| Problem statement |
Retype the run of lines that opens with the line containing "Emit a Python" and closes with the line containing "ber_dib2, ber_dib2_si3, ber_dib2_si5, ber_ref8]", exactly and inclusively, but skip the pictures.

| Material provided |
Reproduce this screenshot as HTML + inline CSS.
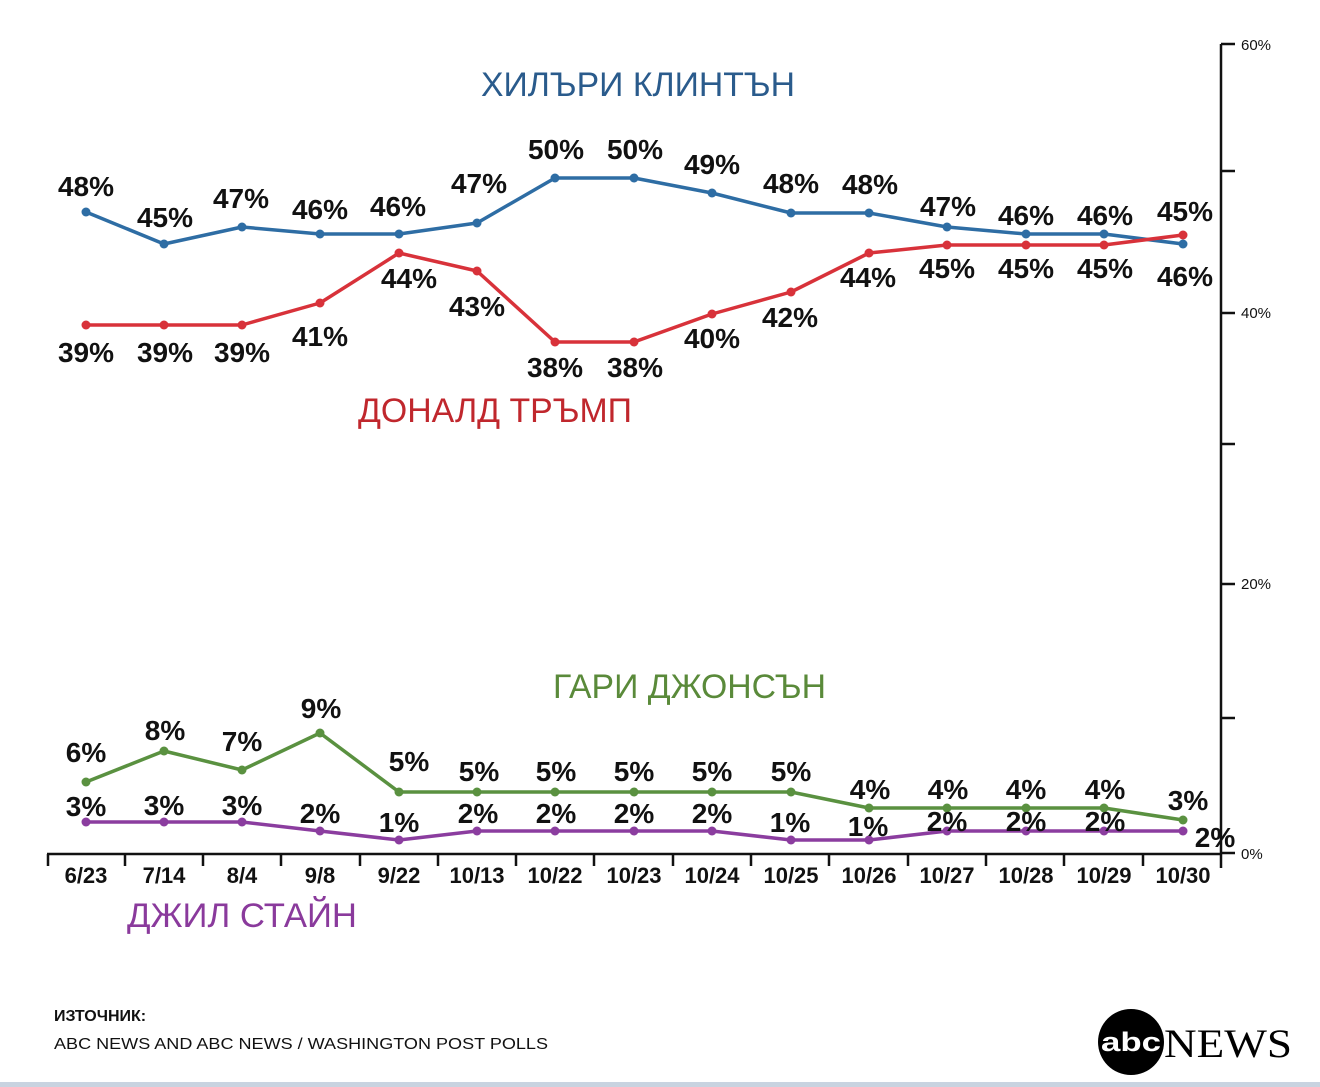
<!DOCTYPE html>
<html><head><meta charset="utf-8"><style>
body{margin:0;background:#fff}
svg{display:block}
.v{font-family:"Liberation Sans",sans-serif;font-weight:bold;font-size:28px;fill:#111;text-anchor:middle}
.d{font-family:"Liberation Sans",sans-serif;font-weight:bold;font-size:22px;fill:#111;text-anchor:middle}
.t{font-family:"Liberation Sans",sans-serif;font-size:34px}
.a{font-family:"Liberation Sans",sans-serif;font-size:15px;fill:#111}
</style></head><body>
<svg width="1320" height="1087" viewBox="0 0 1320 1087">
<rect width="1320" height="1087" fill="#fff"/>
<g stroke="#111" stroke-width="2.5" fill="none">
<path d="M1221 44V868"/>
<path d="M1221 44h14M1221 171h14M1221 313h14M1221 444h14M1221 584h14M1221 718h14M1221 853h14"/>
<path d="M47 854H1221"/>
<path d="M48 854v12M125 854v12M203 854v12M281 854v12M360 854v12M438 854v12M516 854v12M594 854v12M673 854v12M751 854v12M829 854v12M908 854v12M986 854v12M1064 854v12M1143 854v12"/>
</g>
<g class="a">
<text x="1241" y="50">60%</text><text x="1241" y="318">40%</text><text x="1241" y="589">20%</text><text x="1241" y="859">0%</text>
</g>
<g class="d">
<text x="86" y="883">6/23</text><text x="164" y="883">7/14</text><text x="242" y="883">8/4</text><text x="320" y="883">9/8</text><text x="399" y="883">9/22</text><text x="477" y="883">10/13</text><text x="555" y="883">10/22</text><text x="634" y="883">10/23</text><text x="712" y="883">10/24</text><text x="791" y="883">10/25</text><text x="869" y="883">10/26</text><text x="947" y="883">10/27</text><text x="1026" y="883">10/28</text><text x="1104" y="883">10/29</text><text x="1183" y="883">10/30</text>
</g>
<g stroke-width="3.5" fill="none" stroke-linejoin="round">
<polyline stroke="#2e6da4" points="86,212 164,244 242,227 320,234 399,234 477,223 555,178 634,178 712,193 791,213 869,213 947,227 1026,234 1104,234 1183,244"/>
<polyline stroke="#d8323a" points="86,325 164,325 242,325 320,303 399,253 477,271 555,342 634,342 712,314 791,292 869,253 947,245 1026,245 1104,245 1183,235"/>
<polyline stroke="#5a9140" points="86,782 164,751 242,770 320,733 399,792 477,792 555,792 634,792 712,792 791,792 869,808 947,808 1026,808 1104,808 1183,820"/>
<polyline stroke="#8b3d9f" points="86,822 164,822 242,822 320,831 399,840 477,831 555,831 634,831 712,831 791,840 869,840 947,831 1026,831 1104,831 1183,831"/>
</g>
<g fill="#2e6da4"><circle cx="86" cy="212" r="4.5"/><circle cx="164" cy="244" r="4.5"/><circle cx="242" cy="227" r="4.5"/><circle cx="320" cy="234" r="4.5"/><circle cx="399" cy="234" r="4.5"/><circle cx="477" cy="223" r="4.5"/><circle cx="555" cy="178" r="4.5"/><circle cx="634" cy="178" r="4.5"/><circle cx="712" cy="193" r="4.5"/><circle cx="791" cy="213" r="4.5"/><circle cx="869" cy="213" r="4.5"/><circle cx="947" cy="227" r="4.5"/><circle cx="1026" cy="234" r="4.5"/><circle cx="1104" cy="234" r="4.5"/><circle cx="1183" cy="244" r="4.5"/></g>
<g fill="#d8323a"><circle cx="86" cy="325" r="4.5"/><circle cx="164" cy="325" r="4.5"/><circle cx="242" cy="325" r="4.5"/><circle cx="320" cy="303" r="4.5"/><circle cx="399" cy="253" r="4.5"/><circle cx="477" cy="271" r="4.5"/><circle cx="555" cy="342" r="4.5"/><circle cx="634" cy="342" r="4.5"/><circle cx="712" cy="314" r="4.5"/><circle cx="791" cy="292" r="4.5"/><circle cx="869" cy="253" r="4.5"/><circle cx="947" cy="245" r="4.5"/><circle cx="1026" cy="245" r="4.5"/><circle cx="1104" cy="245" r="4.5"/><circle cx="1183" cy="235" r="4.5"/></g>
<g fill="#5a9140"><circle cx="86" cy="782" r="4.5"/><circle cx="164" cy="751" r="4.5"/><circle cx="242" cy="770" r="4.5"/><circle cx="320" cy="733" r="4.5"/><circle cx="399" cy="792" r="4.5"/><circle cx="477" cy="792" r="4.5"/><circle cx="555" cy="792" r="4.5"/><circle cx="634" cy="792" r="4.5"/><circle cx="712" cy="792" r="4.5"/><circle cx="791" cy="792" r="4.5"/><circle cx="869" cy="808" r="4.5"/><circle cx="947" cy="808" r="4.5"/><circle cx="1026" cy="808" r="4.5"/><circle cx="1104" cy="808" r="4.5"/><circle cx="1183" cy="820" r="4.5"/></g>
<g fill="#8b3d9f"><circle cx="86" cy="822" r="4.5"/><circle cx="164" cy="822" r="4.5"/><circle cx="242" cy="822" r="4.5"/><circle cx="320" cy="831" r="4.5"/><circle cx="399" cy="840" r="4.5"/><circle cx="477" cy="831" r="4.5"/><circle cx="555" cy="831" r="4.5"/><circle cx="634" cy="831" r="4.5"/><circle cx="712" cy="831" r="4.5"/><circle cx="791" cy="840" r="4.5"/><circle cx="869" cy="840" r="4.5"/><circle cx="947" cy="831" r="4.5"/><circle cx="1026" cy="831" r="4.5"/><circle cx="1104" cy="831" r="4.5"/><circle cx="1183" cy="831" r="4.5"/></g>
<g class="v">
<text x="86" y="196">48%</text><text x="165" y="227">45%</text><text x="241" y="208">47%</text><text x="320" y="219">46%</text><text x="398" y="216">46%</text><text x="479" y="193">47%</text><text x="556" y="159">50%</text><text x="635" y="159">50%</text><text x="712" y="174">49%</text><text x="791" y="193">48%</text><text x="870" y="194">48%</text><text x="948" y="216">47%</text><text x="1026" y="225">46%</text><text x="1105" y="225">46%</text><text x="1185" y="221">45%</text>
<text x="86" y="362">39%</text><text x="165" y="362">39%</text><text x="242" y="362">39%</text><text x="320" y="346">41%</text><text x="409" y="288">44%</text><text x="477" y="316">43%</text><text x="555" y="377">38%</text><text x="635" y="377">38%</text><text x="712" y="348">40%</text><text x="790" y="327">42%</text><text x="868" y="287">44%</text><text x="947" y="278">45%</text><text x="1026" y="278">45%</text><text x="1105" y="278">45%</text><text x="1185" y="286">46%</text>
<text x="86" y="762">6%</text><text x="165" y="740">8%</text><text x="242" y="751">7%</text><text x="321" y="718">9%</text><text x="409" y="771">5%</text><text x="479" y="781">5%</text><text x="556" y="781">5%</text><text x="634" y="781">5%</text><text x="712" y="781">5%</text><text x="791" y="781">5%</text><text x="870" y="799">4%</text><text x="948" y="799">4%</text><text x="1026" y="799">4%</text><text x="1105" y="799">4%</text><text x="1188" y="810">3%</text>
<text x="86" y="816">3%</text><text x="164" y="815">3%</text><text x="242" y="815">3%</text><text x="320" y="823">2%</text><text x="399" y="832">1%</text><text x="478" y="823">2%</text><text x="556" y="823">2%</text><text x="634" y="823">2%</text><text x="712" y="823">2%</text><text x="790" y="832">1%</text><text x="868" y="836">1%</text><text x="947" y="831">2%</text><text x="1026" y="831">2%</text><text x="1105" y="831">2%</text><text x="1215" y="847">2%</text>
</g>
<text class="t" x="481" y="96" fill="#2a5b8c" textLength="314" lengthAdjust="spacingAndGlyphs">ХИЛЪРИ КЛИНТЪН</text>
<text class="t" x="358" y="422" fill="#c0272d" textLength="274" lengthAdjust="spacingAndGlyphs">ДОНАЛД ТРЪМП</text>
<text class="t" x="553" y="698" fill="#5a8a3a" textLength="273" lengthAdjust="spacingAndGlyphs">ГАРИ ДЖОНСЪН</text>
<text class="t" x="127" y="927" fill="#8a3a9c" textLength="230" lengthAdjust="spacingAndGlyphs">ДЖИЛ СТАЙН</text>
<text x="54" y="1021" font-family="Liberation Sans,sans-serif" font-weight="bold" font-size="16" fill="#111">ИЗТОЧНИК:</text>
<text x="54" y="1049" font-family="Liberation Sans,sans-serif" font-size="16" fill="#111" textLength="494" lengthAdjust="spacingAndGlyphs">ABC NEWS AND ABC NEWS / WASHINGTON POST POLLS</text>
<circle cx="1131" cy="1042" r="33" fill="#000"/>
<text x="1131" y="1051" text-anchor="middle" font-family="Liberation Sans,sans-serif" font-weight="bold" font-size="27" fill="#fff" textLength="60" lengthAdjust="spacingAndGlyphs">abc</text>
<text x="1164" y="1057" font-family="Liberation Serif,serif" font-size="40" fill="#000" textLength="128" lengthAdjust="spacingAndGlyphs">NEWS</text>
<rect x="0" y="1082" width="1320" height="5" fill="#c8d3e0"/>
</svg>
</body></html>
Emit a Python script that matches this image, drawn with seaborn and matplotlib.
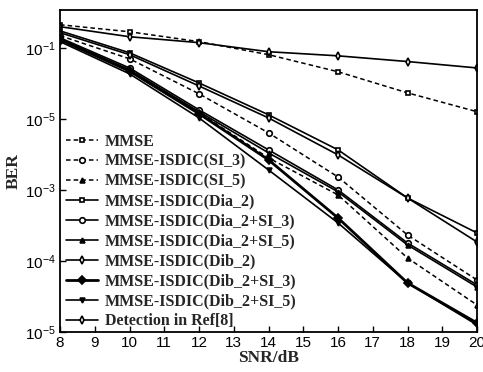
import matplotlib
matplotlib.use("Agg")
import matplotlib.pyplot as plt
import seaborn as sns
import pandas as pd

snr = [8, 10, 12, 14, 16, 18, 20]

labels = [
    "MMSE",
    "MMSE-ISDIC(SI_3)",
    "MMSE-ISDIC(SI_5)",
    "MMSE-ISDIC(Dia_2)",
    "MMSE-ISDIC(Dia_2+SI_3)",
    "MMSE-ISDIC(Dia_2+SI_5)",
    "MMSE-ISDIC(Dib_2)",
    "MMSE-ISDIC(Dib_2+SI_3)",
    "MMSE-ISDIC(Dib_2+SI_5)",
    "Detection in Ref[8]",
]

ber_mmse = [0.211, 0.168, 0.122, 0.080, 0.046, 0.0232, 0.0126]
ber_si3 = [0.148, 0.070, 0.0225, 0.00635, 0.00152, 0.000232, 5.4e-5]
ber_si5 = [0.130, 0.049, 0.0122, 0.00282, 0.00085, 0.000110, 2.4e-5]
ber_dia2 = [0.173, 0.085, 0.032, 0.0114, 0.00366, 0.00077, 0.000248]
ber_dia2_si3 = [0.138, 0.052, 0.0134, 0.00366, 0.0010, 0.000179, 4.6e-5]
ber_dia2_si5 = [0.134, 0.049, 0.0126, 0.00332, 0.00094, 0.000168, 4.3e-5]
ber_dib2 = [0.163, 0.080, 0.029, 0.0103, 0.00311, 0.00077, 0.000185]
ber_dib2_si3 = [0.130, 0.047, 0.0118, 0.00265, 0.000403, 4.9e-5, 1.34e-5]
ber_dib2_si5 = [0.122, 0.043, 0.0103, 0.00191, 0.000343, 4.9e-5, 1.26e-5]
ber_ref8 = [0.198, 0.143, 0.118, 0.088, 0.077, 0.064, 0.052]

series = [ber_mmse, ber_si3, ber_si5, ber_dia2, ber_dia2_si3, ber_dia2_si5,
          ber_dib2, ber_dib2_si3, ber_dib2_si5, ber_ref8]

ytick_vals = [1e-1, 1e-2, 1e-3, 1e-4, 1e-5]
ytick_text = ["$10^{-1}$", "$10^{-5}$", "$10^{-3}$", "$10^{-4}$", "$10^{-5}$"]

styles = [
    dict(ls=(0, (3, 2)), marker="s", mfc="white", ms=3.5, lw=1.1),
    dict(ls=(0, (3, 2)), marker="o", mfc="white", ms=4, lw=1.1),
    dict(ls=(0, (3, 2)), marker="^", mfc="black", ms=3.5, lw=1.1),
    dict(ls="-", marker="s", mfc="white", ms=3.2, lw=1.2),
    dict(ls="-", marker="o", mfc="white", ms=4, lw=1.2),
    dict(ls="-", marker="^", mfc="black", ms=3.5, lw=1.2),
    dict(ls="-", marker="d", mfc="white", ms=4, lw=1.2),
    dict(ls="-", marker="D", mfc="black", ms=4.5, lw=2.0),
    dict(ls="-", marker="v", mfc="black", ms=3.5, lw=1.2),
    dict(ls="-", marker="d", mfc="white", ms=4, lw=1.2),
]

sns.set_style("ticks")
plt.rcParams["font.family"] = ["Liberation Sans", "DejaVu Sans"]
plt.rcParams["mathtext.fontset"] = "custom"
plt.rcParams["mathtext.rm"] = "Liberation Sans"
plt.rcParams["mathtext.it"] = "Liberation Sans"

fig = plt.figure(figsize=(4.83, 3.72), dpi=100)
ax = fig.add_axes([60 / 483, 40 / 372, 417 / 483, 322 / 372])

for lab, vals, st in zip(labels, series, styles):
    df = pd.DataFrame({"SNR": snr, "BER": vals})
    sns.lineplot(data=df, x="SNR", y="BER", ax=ax, color="black",
                 linestyle=st["ls"], marker=st["marker"], markersize=st["ms"],
                 markerfacecolor=st["mfc"], markeredgecolor="black",
                 markeredgewidth=1.2, linewidth=st["lw"], label=lab)

ax.set_yscale("log")
ax.set_xlim(8, 20)
ax.set_ylim(1e-5, 0.34)
ax.set_xticks(range(8, 21))
ax.set_xticklabels([str(v) for v in range(8, 21)], fontsize=11)
ax.set_yticks(ytick_vals)
ax.set_yticklabels(ytick_text, fontsize=11)
ax.yaxis.set_minor_locator(matplotlib.ticker.NullLocator())
ax.tick_params(direction="in", length=4, width=1, colors="black", pad=3)
for s in ax.spines.values():
    s.set_linewidth(1.3)
    s.set_color("black")

ax.set_xlabel("SNR/dB", fontsize=12.5, fontweight="bold",
              family=["Liberation Serif"], labelpad=0)
ax.set_ylabel("BER", fontsize=12.5, fontweight="bold",
              family=["Liberation Serif"], labelpad=2)

leg = ax.legend(loc="lower left", frameon=False,
                prop={"family": "Liberation Serif", "weight": "bold", "size": 11.5},
                handlelength=2.0, handletextpad=0.4, labelspacing=0.25,
                borderaxespad=0.0, bbox_to_anchor=(0.0, -0.012))

fig.savefig("out.png", dpi=100)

| Answer for the task |
Emit a Python script that matches this image, drawn with seaborn and matplotlib.
import matplotlib
matplotlib.use("Agg")
import matplotlib.pyplot as plt
import seaborn as sns
import pandas as pd

snr = [8, 10, 12, 14, 16, 18, 20]

labels = [
    "MMSE",
    "MMSE-ISDIC(SI_3)",
    "MMSE-ISDIC(SI_5)",
    "MMSE-ISDIC(Dia_2)",
    "MMSE-ISDIC(Dia_2+SI_3)",
    "MMSE-ISDIC(Dia_2+SI_5)",
    "MMSE-ISDIC(Dib_2)",
    "MMSE-ISDIC(Dib_2+SI_3)",
    "MMSE-ISDIC(Dib_2+SI_5)",
    "Detection in Ref[8]",
]

ber_mmse = [0.211, 0.168, 0.122, 0.080, 0.046, 0.0232, 0.0126]
ber_si3 = [0.148, 0.070, 0.0225, 0.00635, 0.00152, 0.000232, 5.4e-5]
ber_si5 = [0.130, 0.049, 0.0122, 0.00282, 0.00085, 0.000110, 2.4e-5]
ber_dia2 = [0.173, 0.085, 0.032, 0.0114, 0.00366, 0.00077, 0.000248]
ber_dia2_si3 = [0.138, 0.052, 0.0134, 0.00366, 0.0010, 0.000179, 4.6e-5]
ber_dia2_si5 = [0.134, 0.049, 0.0126, 0.00332, 0.00094, 0.000168, 4.3e-5]
ber_dib2 = [0.163, 0.080, 0.029, 0.0103, 0.00311, 0.00077, 0.000185]
ber_dib2_si3 = [0.130, 0.047, 0.0118, 0.00265, 0.000403, 4.9e-5, 1.34e-5]
ber_dib2_si5 = [0.122, 0.043, 0.0103, 0.00191, 0.000343, 4.9e-5, 1.26e-5]
ber_ref8 = [0.198, 0.143, 0.118, 0.088, 0.077, 0.064, 0.052]

series = [ber_mmse, ber_si3, ber_si5, ber_dia2, ber_dia2_si3, ber_dia2_si5,
          ber_dib2, ber_dib2_si3, ber_dib2_si5, ber_ref8]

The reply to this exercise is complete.